UN experts to formulate questions on Kazakhstan’s implementation of ICESCR

During the 62nd pre-session of the UN Committee on Economic, Social and Cultural Rights (CESCR) experts considered implementation of the International Covenant on Economic, Social and Cultural Rights by Kazakhstan. Expert of the Anti-Discrimination Centre “Memorial” presented a list of issues, which had been filed earlier by the International Federation for Human Rights (FIDH) and its affiliates, the International Legal Initiative Foundation (ILI) and the Kazakhstan International Bureau for Human Rights and Rule of Law (KBIHR).

One of the important issues in Kazakhstan continues to be the vulnerable position of women in the labor sphere, which persists among other things due to the existence of the list of professions prohibited for women and the discriminatory norms of the labor legislation. Even the official state report submitted by Kazakhstan in 2017 called the existing ban on certain professions for women discriminatory. Therefore the members of the UN Committee asked why the list of professions prohibited for women had not been abolished in Kazakhstan so far.

FIDH and its affiliates also raised the problem of the violation of economic and social rights of labor migrants, including the problem of forced labor, which involved many citizens from neighboring Central Asian countries, while the struggle of law enforcement agencies in Kazakhstan with a well-established illegal recruitment system continued to be ineffective.

Among labor migrants who arrive in Kazakhstan there are thousands of women and children whose situation is particularly vulnerable. Pregnant women, who are being forced to do hard work, do not receive childcare benefits or maternity leave due to childbirth. Teenagers also experience all the risks of labor migration same as adults, including terrible working conditions, scanty wages, lack of access to healthcare. They also do not have the opportunity to study and as a result of that miss the opportunity to get skilled work later in life.
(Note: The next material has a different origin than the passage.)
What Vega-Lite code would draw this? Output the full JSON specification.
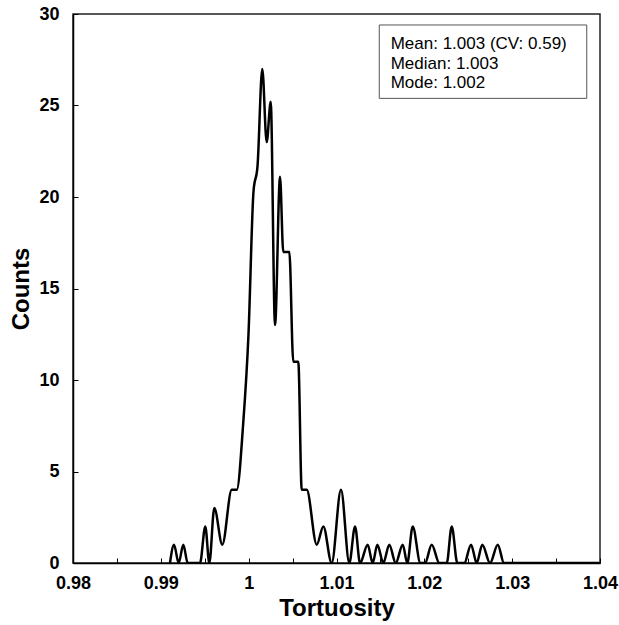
{
  "$schema": "https://vega.github.io/schema/vega-lite/v6.json",
  "width": 527,
  "height": 549,
  "autosize": "none",
  "padding": {"left": 73, "top": 14, "right": 19, "bottom": 62},
  "background": "white",
  "config": {
    "view": {"stroke": "#222", "strokeWidth": 1.5},
    "font": "Liberation Sans",
    "axis": {
      "grid": false,
      "domainColor": "#000",
      "domainWidth": 1.5,
      "tickColor": "#000",
      "tickWidth": 1,
      "tickSize": -5,
      "labelFont": "Liberation Sans",
      "labelFontWeight": "bold",
      "labelFontSize": 18,
      "labelColor": "#000",
      "titleFont": "Liberation Sans",
      "titleFontWeight": "bold",
      "titleFontSize": 24,
      "titleColor": "#000"
    }
  },
  "layer": [
    {
      "data": {
        "values": [
          {"x": 0.99104, "count": 0},
          {"x": 0.99150, "count": 1},
          {"x": 0.99203, "count": 0},
          {"x": 0.99256, "count": 1},
          {"x": 0.99306, "count": 0},
          {"x": 0.99446, "count": 0},
          {"x": 0.99506, "count": 2},
          {"x": 0.99552, "count": 0},
          {"x": 0.99609, "count": 3},
          {"x": 0.99700, "count": 1},
          {"x": 0.99807, "count": 4},
          {"x": 0.99864, "count": 4},
          {"x": 0.99936, "count": 7.5},
          {"x": 0.99998, "count": 12.5},
          {"x": 1.00055, "count": 20.3},
          {"x": 1.00101, "count": 21.7},
          {"x": 1.00155, "count": 27},
          {"x": 1.00205, "count": 23},
          {"x": 1.00251, "count": 25.2},
          {"x": 1.00300, "count": 13},
          {"x": 1.00357, "count": 21.1},
          {"x": 1.00394, "count": 17},
          {"x": 1.00463, "count": 17},
          {"x": 1.00508, "count": 11},
          {"x": 1.00565, "count": 11},
          {"x": 1.00604, "count": 4},
          {"x": 1.00661, "count": 4},
          {"x": 1.00775, "count": 1},
          {"x": 1.00850, "count": 2},
          {"x": 1.00945, "count": 0},
          {"x": 1.01051, "count": 4},
          {"x": 1.01146, "count": 0},
          {"x": 1.01211, "count": 2},
          {"x": 1.01268, "count": 0},
          {"x": 1.01355, "count": 1},
          {"x": 1.01412, "count": 0},
          {"x": 1.01465, "count": 1},
          {"x": 1.01533, "count": 0},
          {"x": 1.01601, "count": 1},
          {"x": 1.01674, "count": 0},
          {"x": 1.01754, "count": 1},
          {"x": 1.01806, "count": 0},
          {"x": 1.01868, "count": 2},
          {"x": 1.01955, "count": 0},
          {"x": 1.02008, "count": 0},
          {"x": 1.02084, "count": 1},
          {"x": 1.02171, "count": 0},
          {"x": 1.02255, "count": 0},
          {"x": 1.02312, "count": 2},
          {"x": 1.02376, "count": 0},
          {"x": 1.02455, "count": 0},
          {"x": 1.02532, "count": 1},
          {"x": 1.02596, "count": 0},
          {"x": 1.02660, "count": 1},
          {"x": 1.02748, "count": 0},
          {"x": 1.02836, "count": 1},
          {"x": 1.02907, "count": 0},
          {"x": 1.04, "count": 0}
        ]
      },
      "mark": {"type": "line", "interpolate": "monotone", "color": "#000", "strokeWidth": 2.5, "clip": true},
      "encoding": {
        "x": {
          "field": "x",
          "type": "quantitative",
          "title": "Tortuosity",
          "scale": {"domain": [0.98, 1.04], "nice": false, "zero": false},
          "axis": {
            "values": [0.98, 0.985, 0.99, 0.995, 1, 1.005, 1.01, 1.015, 1.02, 1.025, 1.03, 1.035, 1.04],
            "labelExpr": "abs(datum.value * 100 - round(datum.value * 100)) < 0.01 ? format(datum.value, '~g') : ''",
            "labelPadding": 16,
            "titlePadding": 4,
            "labelFlush": false
          }
        },
        "y": {
          "field": "count",
          "type": "quantitative",
          "title": "Counts",
          "scale": {"domain": [0, 30], "nice": false},
          "axis": {
            "values": [0, 5, 10, 15, 20, 25, 30],
            "labelPadding": 19,
            "titlePadding": 5
          }
        }
      }
    },
    {
      "data": {"values": [{"box": "stats"}]},
      "mark": {"type": "rect", "fill": "white", "stroke": "#555", "strokeWidth": 1},
      "encoding": {
        "x": {"datum": 1.01487, "type": "quantitative"},
        "x2": {"datum": 1.03849},
        "y": {"datum": 29.4, "type": "quantitative"},
        "y2": {"datum": 25.39}
      }
    },
    {
      "data": {"values": [{"box": "stats"}]},
      "mark": {
        "type": "text",
        "text": ["Mean: 1.003 (CV: 0.59)", "Median: 1.003", "Mode: 1.002"],
        "align": "left",
        "baseline": "middle",
        "fontSize": 17,
        "lineHeight": 19.7,
        "font": "Liberation Sans",
        "color": "#000"
      },
      "encoding": {
        "x": {"datum": 1.01617, "type": "quantitative"},
        "y": {"datum": 28.36, "type": "quantitative"}
      }
    }
  ]
}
In order to change this situation the organizations that have submitted a joint list of issues proposed to revise the role of labor inspectorates in Kazakhstan, which are currently unable to adequately protect the rights of migrants. Experts also pointed to considerable restrictions in the implementation of economic and social rights, which were being imposed by strict rules of the obligatory residence registration (propiska) and recommended that these regulations should be changed.

During the pre-session of the Committee the experts were also interested in the problems raised by other organizations. This includes the situation of trade unions, which had considerably deteriorated following the adoption of new legislation, as well as the absence of legal norms for protection against discrimination, etc.

UN CESCR will forward its list of questions for Kazakhstan in the coming weeks.